WHAT TO PRODUCE:
Extract every line below that contains the word "this".

ENTRIES PROVIDED:
::::::::

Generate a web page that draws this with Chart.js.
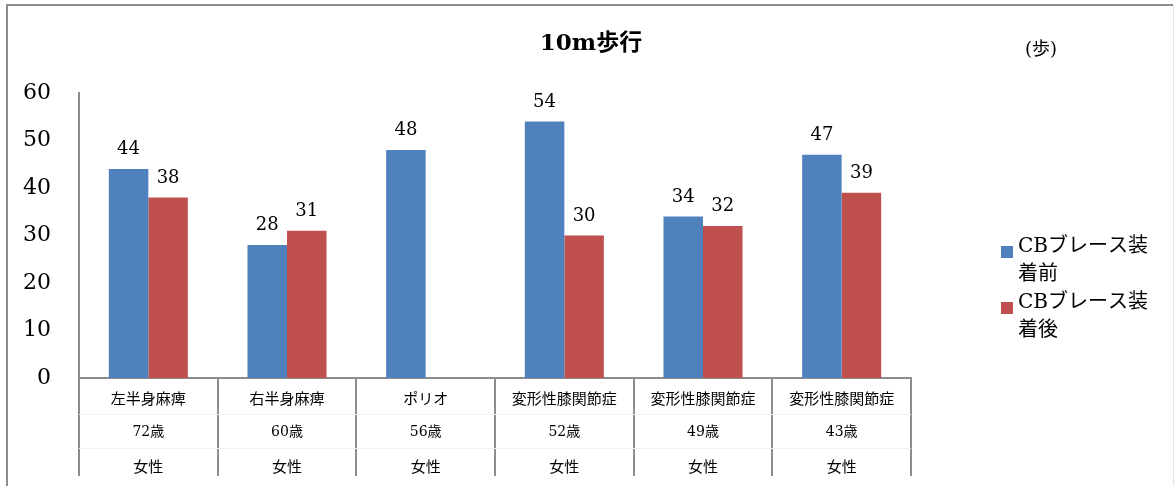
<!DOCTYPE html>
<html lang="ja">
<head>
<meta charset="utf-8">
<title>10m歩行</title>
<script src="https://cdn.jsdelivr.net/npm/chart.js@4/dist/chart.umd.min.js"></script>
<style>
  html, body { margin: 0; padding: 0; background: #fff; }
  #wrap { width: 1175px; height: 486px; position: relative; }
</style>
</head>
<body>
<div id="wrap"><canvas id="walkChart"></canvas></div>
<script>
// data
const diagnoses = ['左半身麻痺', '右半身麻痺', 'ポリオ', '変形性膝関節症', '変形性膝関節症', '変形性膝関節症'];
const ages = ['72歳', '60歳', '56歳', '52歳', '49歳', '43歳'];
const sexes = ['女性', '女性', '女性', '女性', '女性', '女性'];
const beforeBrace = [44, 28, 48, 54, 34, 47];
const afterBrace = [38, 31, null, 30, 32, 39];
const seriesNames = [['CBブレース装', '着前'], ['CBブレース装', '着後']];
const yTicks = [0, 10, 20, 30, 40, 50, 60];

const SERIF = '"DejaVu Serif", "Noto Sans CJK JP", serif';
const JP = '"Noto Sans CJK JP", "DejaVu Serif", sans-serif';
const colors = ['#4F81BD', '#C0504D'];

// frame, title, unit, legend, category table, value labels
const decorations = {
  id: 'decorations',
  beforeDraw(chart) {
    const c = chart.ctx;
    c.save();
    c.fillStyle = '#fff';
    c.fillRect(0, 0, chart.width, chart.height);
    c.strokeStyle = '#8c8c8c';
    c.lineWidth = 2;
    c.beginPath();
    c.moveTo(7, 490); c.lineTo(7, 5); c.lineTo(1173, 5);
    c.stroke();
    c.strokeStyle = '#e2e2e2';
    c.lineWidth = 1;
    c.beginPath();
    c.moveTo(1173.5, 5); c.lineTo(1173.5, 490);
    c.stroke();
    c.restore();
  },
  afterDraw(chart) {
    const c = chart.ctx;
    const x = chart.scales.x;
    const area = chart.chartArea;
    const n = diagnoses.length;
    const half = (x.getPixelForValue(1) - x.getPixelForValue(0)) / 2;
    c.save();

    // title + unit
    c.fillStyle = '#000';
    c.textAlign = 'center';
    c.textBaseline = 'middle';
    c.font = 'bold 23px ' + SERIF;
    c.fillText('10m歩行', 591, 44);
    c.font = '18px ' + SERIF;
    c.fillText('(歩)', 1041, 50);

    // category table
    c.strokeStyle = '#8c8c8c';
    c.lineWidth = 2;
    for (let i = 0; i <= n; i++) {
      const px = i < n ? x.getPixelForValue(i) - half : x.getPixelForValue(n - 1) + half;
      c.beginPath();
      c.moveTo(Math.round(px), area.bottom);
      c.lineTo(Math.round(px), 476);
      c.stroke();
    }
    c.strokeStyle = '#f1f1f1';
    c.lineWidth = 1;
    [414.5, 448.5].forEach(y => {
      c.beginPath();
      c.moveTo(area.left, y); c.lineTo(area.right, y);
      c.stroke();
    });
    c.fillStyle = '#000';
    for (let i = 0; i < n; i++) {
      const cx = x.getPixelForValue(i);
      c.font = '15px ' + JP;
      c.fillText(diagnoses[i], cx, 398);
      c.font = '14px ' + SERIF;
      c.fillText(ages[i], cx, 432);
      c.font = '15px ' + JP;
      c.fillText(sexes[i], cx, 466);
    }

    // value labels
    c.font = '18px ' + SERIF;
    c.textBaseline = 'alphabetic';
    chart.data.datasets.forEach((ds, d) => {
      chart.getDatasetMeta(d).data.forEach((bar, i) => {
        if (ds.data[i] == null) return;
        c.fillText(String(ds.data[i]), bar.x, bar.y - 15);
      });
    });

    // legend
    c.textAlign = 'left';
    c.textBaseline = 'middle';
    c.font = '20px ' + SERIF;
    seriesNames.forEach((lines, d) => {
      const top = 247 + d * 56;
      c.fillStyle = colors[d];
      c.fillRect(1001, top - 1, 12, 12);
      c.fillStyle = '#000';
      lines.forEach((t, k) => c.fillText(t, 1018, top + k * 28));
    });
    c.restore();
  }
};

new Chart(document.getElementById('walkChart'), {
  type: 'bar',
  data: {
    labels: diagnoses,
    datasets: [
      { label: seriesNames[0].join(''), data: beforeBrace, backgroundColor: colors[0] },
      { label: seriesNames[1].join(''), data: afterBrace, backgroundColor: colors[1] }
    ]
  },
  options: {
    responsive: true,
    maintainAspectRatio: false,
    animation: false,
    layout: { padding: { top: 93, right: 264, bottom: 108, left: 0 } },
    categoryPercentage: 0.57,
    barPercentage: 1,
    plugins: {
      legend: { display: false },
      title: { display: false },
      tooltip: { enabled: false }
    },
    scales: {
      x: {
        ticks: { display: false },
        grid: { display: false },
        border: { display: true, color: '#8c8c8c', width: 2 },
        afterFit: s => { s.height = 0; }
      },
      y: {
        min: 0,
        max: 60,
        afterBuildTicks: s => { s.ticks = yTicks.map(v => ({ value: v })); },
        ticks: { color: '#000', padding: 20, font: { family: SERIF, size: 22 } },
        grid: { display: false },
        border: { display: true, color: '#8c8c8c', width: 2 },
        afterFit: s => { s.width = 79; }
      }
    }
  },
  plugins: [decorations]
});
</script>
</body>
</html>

::::::::

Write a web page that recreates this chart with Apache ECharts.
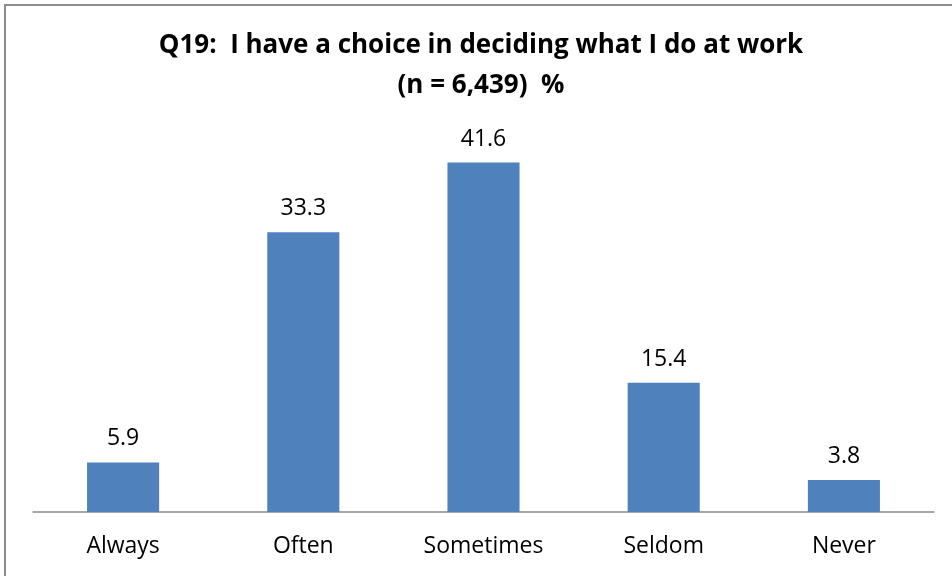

::::::::

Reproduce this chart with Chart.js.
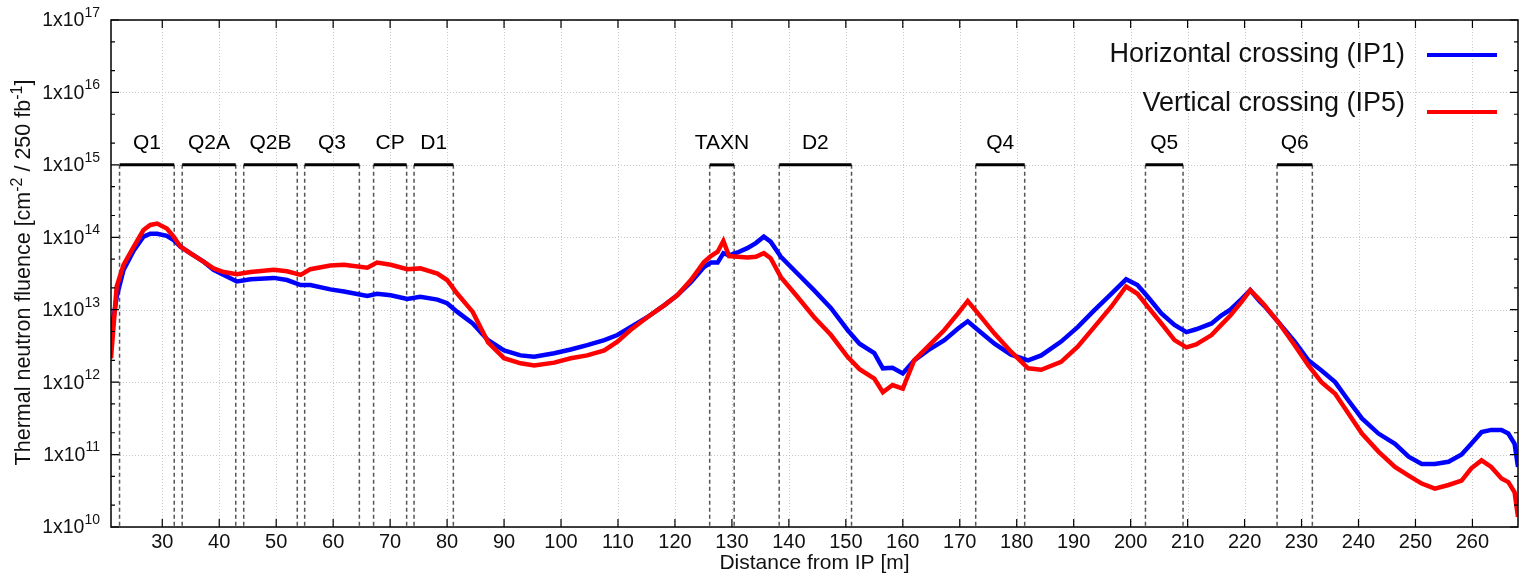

::::::::

TASK ANSWER:
Generate a web page that draws this with Chart.js.
Write a web page that recreates this chart with Apache ECharts.
Reproduce this chart with Chart.js.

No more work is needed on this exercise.